### Task statement
Start at the line holding "Recreate this image", stop at the line holding "import seaborn as sns", and repeat those lines exactly, both ends included; skip the pictures.

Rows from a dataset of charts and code
---

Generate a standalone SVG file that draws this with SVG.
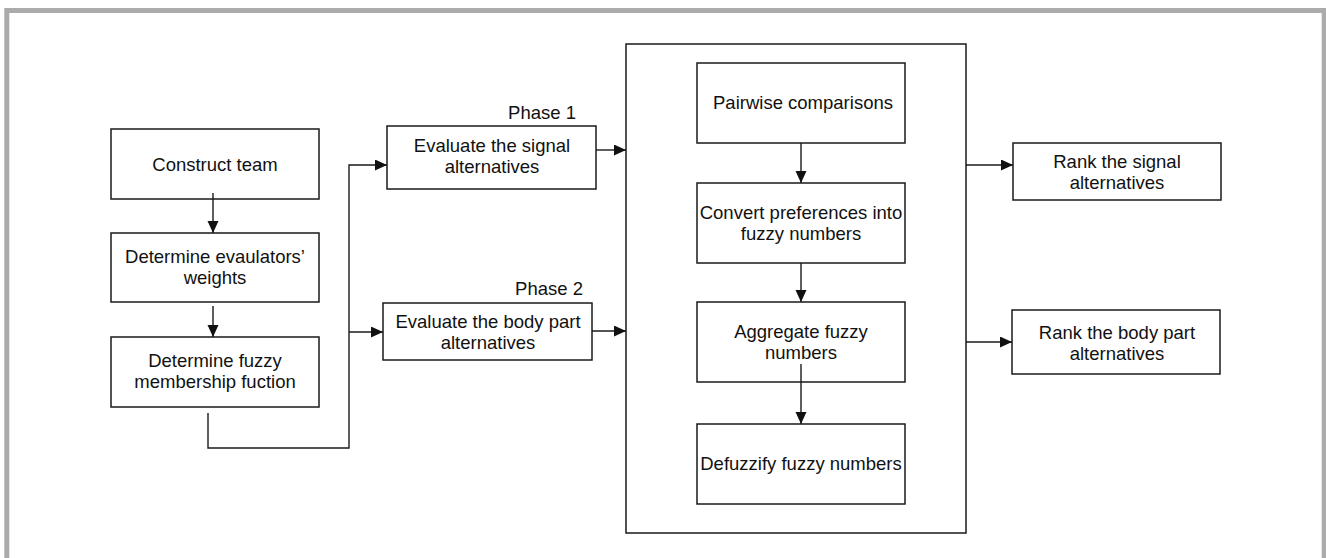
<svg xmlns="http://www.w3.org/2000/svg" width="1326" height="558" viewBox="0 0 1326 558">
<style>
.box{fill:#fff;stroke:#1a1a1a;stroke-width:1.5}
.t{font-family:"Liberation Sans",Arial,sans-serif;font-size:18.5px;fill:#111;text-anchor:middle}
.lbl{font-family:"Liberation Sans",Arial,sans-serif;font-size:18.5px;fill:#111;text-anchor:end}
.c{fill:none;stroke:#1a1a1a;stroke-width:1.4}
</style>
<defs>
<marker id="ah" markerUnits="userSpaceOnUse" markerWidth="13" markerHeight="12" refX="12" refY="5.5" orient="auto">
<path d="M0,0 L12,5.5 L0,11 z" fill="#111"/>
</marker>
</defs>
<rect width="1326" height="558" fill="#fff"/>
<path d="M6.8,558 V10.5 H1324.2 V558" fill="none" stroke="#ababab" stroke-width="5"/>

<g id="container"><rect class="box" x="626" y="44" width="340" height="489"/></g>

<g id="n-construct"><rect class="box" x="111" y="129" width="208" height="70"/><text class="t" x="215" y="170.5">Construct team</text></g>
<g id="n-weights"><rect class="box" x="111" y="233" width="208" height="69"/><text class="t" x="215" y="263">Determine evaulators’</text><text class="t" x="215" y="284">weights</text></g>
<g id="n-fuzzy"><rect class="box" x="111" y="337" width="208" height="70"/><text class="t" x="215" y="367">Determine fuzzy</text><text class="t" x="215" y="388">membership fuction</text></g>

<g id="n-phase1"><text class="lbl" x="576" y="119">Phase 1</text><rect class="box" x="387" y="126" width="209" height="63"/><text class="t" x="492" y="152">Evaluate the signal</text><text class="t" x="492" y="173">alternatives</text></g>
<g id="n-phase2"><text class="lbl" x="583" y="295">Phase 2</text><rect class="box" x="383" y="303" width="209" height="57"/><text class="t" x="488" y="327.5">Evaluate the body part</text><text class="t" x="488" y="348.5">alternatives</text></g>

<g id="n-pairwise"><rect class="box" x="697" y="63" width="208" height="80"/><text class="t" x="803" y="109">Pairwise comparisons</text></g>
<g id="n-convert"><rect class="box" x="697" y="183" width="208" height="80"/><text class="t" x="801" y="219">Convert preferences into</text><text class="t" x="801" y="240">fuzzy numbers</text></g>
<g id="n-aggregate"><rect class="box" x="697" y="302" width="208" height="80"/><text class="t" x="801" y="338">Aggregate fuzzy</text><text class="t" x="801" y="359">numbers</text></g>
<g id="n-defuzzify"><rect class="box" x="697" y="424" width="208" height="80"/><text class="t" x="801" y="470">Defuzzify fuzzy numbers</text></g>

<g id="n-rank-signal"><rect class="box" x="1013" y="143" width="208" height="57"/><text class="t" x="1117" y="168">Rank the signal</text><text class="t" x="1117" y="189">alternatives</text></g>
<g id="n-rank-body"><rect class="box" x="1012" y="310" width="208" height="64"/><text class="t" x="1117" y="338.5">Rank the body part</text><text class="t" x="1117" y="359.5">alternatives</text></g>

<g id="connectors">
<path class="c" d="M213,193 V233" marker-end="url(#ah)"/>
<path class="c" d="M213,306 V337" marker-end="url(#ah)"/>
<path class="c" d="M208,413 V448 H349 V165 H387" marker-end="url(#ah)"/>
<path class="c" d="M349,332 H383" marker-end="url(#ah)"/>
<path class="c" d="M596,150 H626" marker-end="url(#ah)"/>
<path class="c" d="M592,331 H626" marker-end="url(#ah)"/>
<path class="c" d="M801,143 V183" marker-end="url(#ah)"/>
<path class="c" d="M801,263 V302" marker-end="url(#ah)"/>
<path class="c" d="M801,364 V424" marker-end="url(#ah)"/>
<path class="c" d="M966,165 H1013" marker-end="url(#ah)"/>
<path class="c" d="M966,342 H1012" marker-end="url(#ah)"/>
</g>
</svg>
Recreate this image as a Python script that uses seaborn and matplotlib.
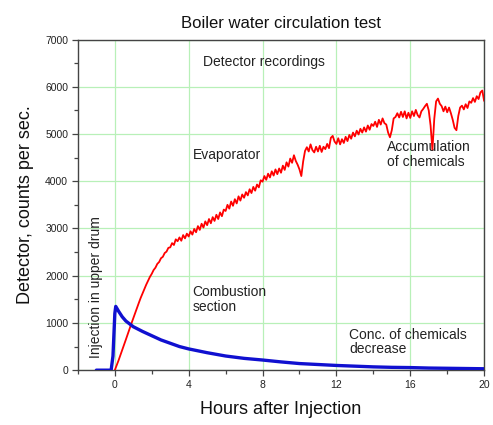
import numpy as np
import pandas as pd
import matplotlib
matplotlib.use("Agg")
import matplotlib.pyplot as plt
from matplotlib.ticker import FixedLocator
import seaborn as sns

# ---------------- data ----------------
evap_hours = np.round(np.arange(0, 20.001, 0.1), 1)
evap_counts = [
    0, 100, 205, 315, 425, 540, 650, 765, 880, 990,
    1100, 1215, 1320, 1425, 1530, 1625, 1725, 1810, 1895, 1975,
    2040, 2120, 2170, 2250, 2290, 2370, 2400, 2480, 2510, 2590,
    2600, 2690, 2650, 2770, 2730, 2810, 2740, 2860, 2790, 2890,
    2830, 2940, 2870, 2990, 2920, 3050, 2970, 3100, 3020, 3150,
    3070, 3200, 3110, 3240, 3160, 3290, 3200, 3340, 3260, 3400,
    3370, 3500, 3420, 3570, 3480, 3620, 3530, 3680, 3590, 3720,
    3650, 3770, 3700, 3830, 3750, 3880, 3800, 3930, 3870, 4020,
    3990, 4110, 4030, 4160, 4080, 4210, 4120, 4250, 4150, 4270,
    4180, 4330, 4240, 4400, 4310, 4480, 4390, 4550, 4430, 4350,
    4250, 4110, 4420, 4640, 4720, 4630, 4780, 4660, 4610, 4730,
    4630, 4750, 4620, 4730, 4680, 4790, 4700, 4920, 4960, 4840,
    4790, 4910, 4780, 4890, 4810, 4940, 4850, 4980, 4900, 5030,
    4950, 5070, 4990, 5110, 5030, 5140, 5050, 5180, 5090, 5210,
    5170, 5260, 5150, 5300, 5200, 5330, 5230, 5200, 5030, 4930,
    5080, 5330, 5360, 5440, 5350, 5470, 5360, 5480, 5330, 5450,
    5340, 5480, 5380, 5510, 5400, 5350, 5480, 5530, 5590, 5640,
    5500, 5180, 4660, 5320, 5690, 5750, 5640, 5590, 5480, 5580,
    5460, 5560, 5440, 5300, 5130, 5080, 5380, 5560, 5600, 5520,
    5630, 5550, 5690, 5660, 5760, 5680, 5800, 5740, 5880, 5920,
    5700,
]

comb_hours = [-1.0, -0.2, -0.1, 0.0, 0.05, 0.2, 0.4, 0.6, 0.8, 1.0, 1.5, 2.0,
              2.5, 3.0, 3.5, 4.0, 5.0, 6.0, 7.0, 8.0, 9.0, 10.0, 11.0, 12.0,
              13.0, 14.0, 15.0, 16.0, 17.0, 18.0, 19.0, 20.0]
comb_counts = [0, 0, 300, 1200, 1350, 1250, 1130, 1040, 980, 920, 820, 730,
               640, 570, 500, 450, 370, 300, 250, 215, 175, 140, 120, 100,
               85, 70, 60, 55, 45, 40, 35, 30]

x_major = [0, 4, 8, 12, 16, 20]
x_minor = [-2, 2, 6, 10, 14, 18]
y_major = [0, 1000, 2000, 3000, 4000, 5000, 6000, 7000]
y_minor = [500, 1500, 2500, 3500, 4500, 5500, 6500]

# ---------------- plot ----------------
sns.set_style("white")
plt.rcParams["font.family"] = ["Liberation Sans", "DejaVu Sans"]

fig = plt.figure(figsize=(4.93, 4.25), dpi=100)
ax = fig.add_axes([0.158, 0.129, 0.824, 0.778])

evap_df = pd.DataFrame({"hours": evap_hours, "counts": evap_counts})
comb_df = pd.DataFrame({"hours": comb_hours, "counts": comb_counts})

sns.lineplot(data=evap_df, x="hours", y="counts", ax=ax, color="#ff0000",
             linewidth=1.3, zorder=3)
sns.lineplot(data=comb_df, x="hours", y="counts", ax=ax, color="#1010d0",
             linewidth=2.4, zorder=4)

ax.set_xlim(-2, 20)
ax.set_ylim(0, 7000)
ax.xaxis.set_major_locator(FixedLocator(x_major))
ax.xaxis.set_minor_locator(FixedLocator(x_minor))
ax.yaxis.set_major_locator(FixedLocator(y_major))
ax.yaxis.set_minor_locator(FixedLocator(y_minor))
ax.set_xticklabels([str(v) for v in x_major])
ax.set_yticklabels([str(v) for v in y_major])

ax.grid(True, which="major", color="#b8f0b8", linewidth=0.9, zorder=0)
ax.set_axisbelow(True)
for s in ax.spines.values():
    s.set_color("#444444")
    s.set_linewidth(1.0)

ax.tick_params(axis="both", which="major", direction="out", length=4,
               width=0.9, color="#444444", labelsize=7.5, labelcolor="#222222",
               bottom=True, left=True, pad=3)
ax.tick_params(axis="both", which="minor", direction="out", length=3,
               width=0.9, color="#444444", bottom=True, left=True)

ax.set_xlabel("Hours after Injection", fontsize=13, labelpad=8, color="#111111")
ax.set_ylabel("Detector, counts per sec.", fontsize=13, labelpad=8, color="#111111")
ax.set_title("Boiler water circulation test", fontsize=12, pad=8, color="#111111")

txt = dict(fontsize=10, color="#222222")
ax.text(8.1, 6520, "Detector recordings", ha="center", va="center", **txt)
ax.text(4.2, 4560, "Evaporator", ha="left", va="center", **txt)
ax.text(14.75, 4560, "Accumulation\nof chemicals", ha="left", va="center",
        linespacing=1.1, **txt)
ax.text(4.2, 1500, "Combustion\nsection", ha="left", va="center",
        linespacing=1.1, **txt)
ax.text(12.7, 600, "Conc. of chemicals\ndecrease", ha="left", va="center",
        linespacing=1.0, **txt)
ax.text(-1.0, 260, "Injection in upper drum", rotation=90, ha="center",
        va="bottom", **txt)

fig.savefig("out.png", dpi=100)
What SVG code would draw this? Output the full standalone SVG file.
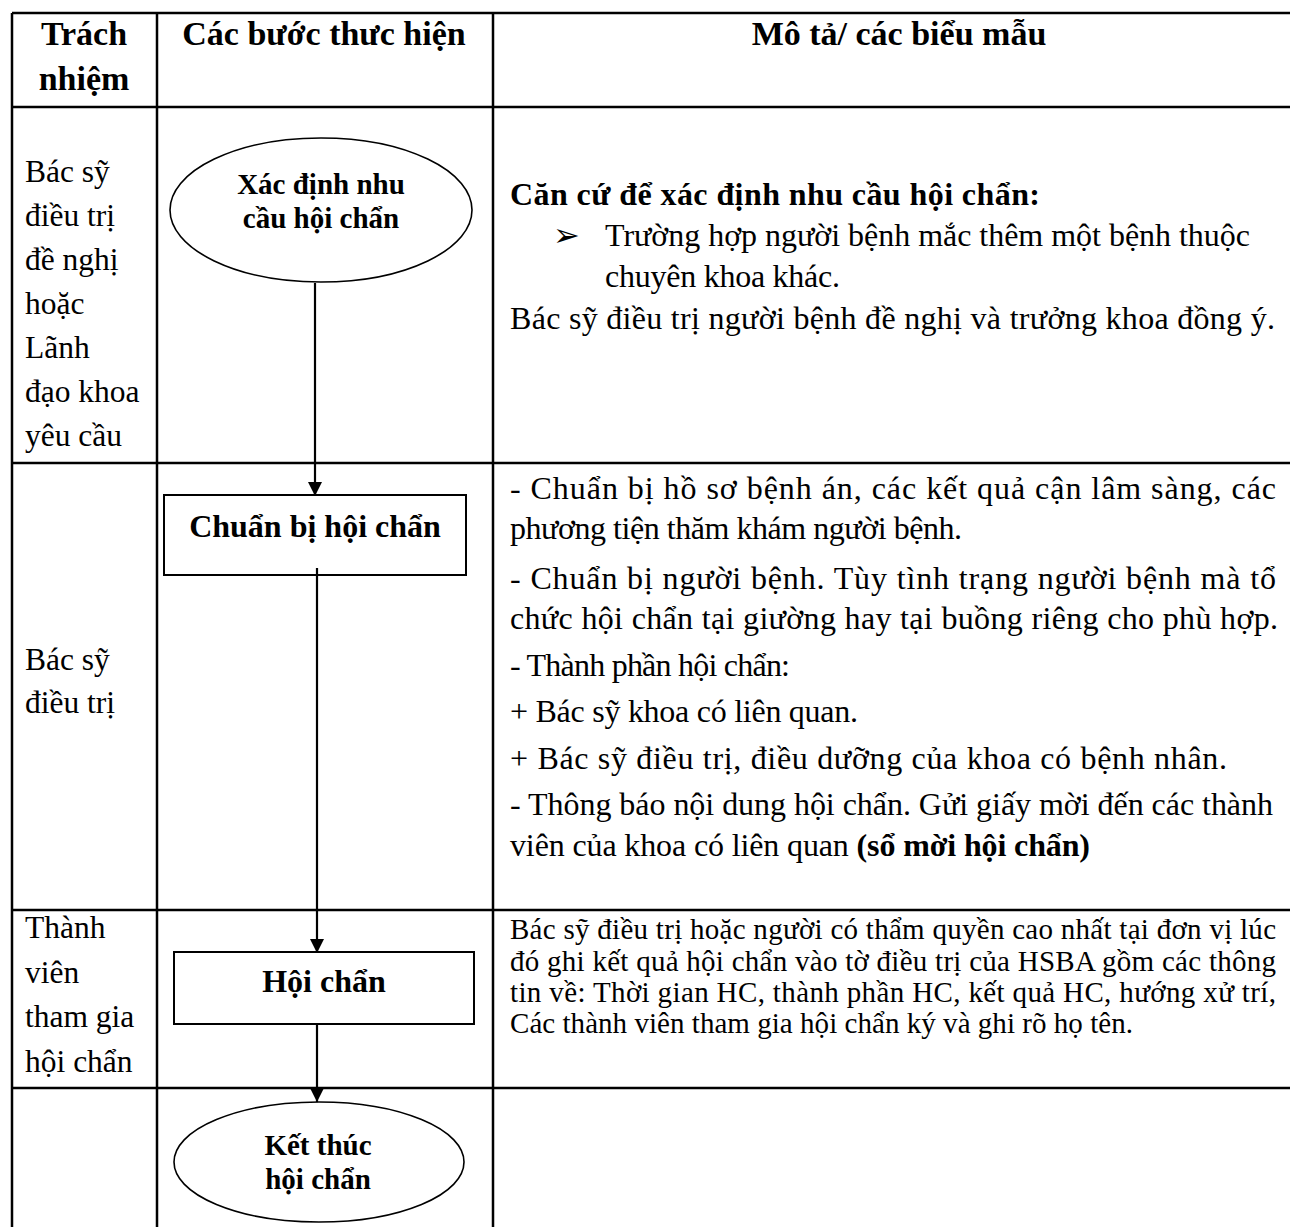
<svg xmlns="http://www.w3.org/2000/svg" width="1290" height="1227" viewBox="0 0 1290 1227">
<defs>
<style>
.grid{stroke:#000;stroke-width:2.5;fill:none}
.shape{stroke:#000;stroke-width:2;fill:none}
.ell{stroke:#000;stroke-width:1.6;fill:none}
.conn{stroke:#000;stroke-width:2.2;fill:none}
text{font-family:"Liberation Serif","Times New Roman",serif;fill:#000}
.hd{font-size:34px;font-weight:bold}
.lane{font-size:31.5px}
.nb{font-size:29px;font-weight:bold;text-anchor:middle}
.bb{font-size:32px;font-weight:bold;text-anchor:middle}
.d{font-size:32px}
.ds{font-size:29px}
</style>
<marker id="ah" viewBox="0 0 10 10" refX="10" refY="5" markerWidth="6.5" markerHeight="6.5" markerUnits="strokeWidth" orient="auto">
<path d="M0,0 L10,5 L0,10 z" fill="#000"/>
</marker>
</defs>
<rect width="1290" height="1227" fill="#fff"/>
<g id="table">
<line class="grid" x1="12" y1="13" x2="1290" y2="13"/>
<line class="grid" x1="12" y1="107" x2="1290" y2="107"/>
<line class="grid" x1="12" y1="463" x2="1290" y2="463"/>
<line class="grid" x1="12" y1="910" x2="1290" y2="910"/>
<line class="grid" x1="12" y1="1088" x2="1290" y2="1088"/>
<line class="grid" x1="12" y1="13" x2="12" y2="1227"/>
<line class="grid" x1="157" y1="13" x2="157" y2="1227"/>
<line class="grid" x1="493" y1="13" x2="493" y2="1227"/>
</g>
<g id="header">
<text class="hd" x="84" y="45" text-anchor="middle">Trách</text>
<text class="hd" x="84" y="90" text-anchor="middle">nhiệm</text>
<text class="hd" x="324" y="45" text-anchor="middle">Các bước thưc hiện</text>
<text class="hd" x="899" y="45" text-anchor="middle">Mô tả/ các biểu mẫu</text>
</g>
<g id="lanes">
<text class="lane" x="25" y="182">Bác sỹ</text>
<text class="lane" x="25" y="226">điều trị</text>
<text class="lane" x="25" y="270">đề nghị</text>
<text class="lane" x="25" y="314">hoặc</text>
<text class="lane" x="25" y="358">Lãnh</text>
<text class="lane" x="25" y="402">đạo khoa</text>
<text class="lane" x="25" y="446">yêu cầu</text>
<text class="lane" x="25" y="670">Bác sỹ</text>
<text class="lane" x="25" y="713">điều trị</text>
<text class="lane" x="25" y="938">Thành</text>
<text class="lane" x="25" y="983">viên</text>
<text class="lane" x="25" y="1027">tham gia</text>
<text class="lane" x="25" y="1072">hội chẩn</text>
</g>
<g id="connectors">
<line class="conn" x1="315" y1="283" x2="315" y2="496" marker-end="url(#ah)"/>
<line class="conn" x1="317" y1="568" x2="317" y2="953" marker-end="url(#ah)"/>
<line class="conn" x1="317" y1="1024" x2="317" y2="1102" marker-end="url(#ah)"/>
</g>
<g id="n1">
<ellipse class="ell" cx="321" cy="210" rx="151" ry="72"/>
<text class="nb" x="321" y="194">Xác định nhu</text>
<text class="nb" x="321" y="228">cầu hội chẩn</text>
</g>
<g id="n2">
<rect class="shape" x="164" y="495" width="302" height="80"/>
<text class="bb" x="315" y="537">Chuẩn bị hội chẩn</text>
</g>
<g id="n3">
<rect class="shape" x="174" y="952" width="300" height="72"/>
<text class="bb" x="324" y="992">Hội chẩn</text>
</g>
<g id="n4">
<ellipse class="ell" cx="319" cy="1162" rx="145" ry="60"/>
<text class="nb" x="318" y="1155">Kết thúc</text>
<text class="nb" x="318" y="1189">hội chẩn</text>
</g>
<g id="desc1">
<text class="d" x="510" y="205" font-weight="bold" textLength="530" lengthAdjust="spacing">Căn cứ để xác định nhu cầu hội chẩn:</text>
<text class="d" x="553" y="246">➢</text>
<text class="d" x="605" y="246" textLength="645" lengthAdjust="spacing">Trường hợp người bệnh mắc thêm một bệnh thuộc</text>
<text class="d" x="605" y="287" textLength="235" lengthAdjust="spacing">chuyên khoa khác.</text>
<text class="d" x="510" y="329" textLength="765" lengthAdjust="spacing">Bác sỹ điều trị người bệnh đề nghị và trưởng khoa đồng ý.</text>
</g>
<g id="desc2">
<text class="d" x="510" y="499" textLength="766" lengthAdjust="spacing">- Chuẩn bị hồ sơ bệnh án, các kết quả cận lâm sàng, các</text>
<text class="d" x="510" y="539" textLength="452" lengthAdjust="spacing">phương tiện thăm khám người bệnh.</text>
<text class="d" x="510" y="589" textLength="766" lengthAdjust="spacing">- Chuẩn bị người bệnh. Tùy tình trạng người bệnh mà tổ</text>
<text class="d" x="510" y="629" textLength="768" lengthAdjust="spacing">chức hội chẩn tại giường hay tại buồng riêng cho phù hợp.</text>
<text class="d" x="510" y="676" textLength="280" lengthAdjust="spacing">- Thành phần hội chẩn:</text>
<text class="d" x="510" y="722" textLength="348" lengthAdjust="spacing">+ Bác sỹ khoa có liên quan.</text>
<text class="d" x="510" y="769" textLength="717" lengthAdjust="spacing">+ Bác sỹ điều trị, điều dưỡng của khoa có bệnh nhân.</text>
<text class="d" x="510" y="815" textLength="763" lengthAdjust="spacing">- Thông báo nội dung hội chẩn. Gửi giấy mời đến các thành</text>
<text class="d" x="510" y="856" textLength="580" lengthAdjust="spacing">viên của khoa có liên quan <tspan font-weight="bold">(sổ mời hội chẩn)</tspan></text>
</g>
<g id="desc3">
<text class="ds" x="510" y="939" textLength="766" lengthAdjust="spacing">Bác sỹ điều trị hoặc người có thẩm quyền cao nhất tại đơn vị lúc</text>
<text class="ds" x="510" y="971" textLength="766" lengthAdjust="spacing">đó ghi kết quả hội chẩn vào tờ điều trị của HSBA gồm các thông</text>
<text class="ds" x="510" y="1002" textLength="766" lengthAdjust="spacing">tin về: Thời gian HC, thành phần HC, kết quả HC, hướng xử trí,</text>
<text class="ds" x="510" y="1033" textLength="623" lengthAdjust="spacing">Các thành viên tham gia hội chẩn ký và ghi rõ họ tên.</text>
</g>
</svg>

---

### The reply
Recreate this image as a Python script that uses seaborn and matplotlib.
import numpy as np
import pandas as pd
import matplotlib
matplotlib.use("Agg")
import matplotlib.pyplot as plt
from matplotlib.ticker import FixedLocator
import seaborn as sns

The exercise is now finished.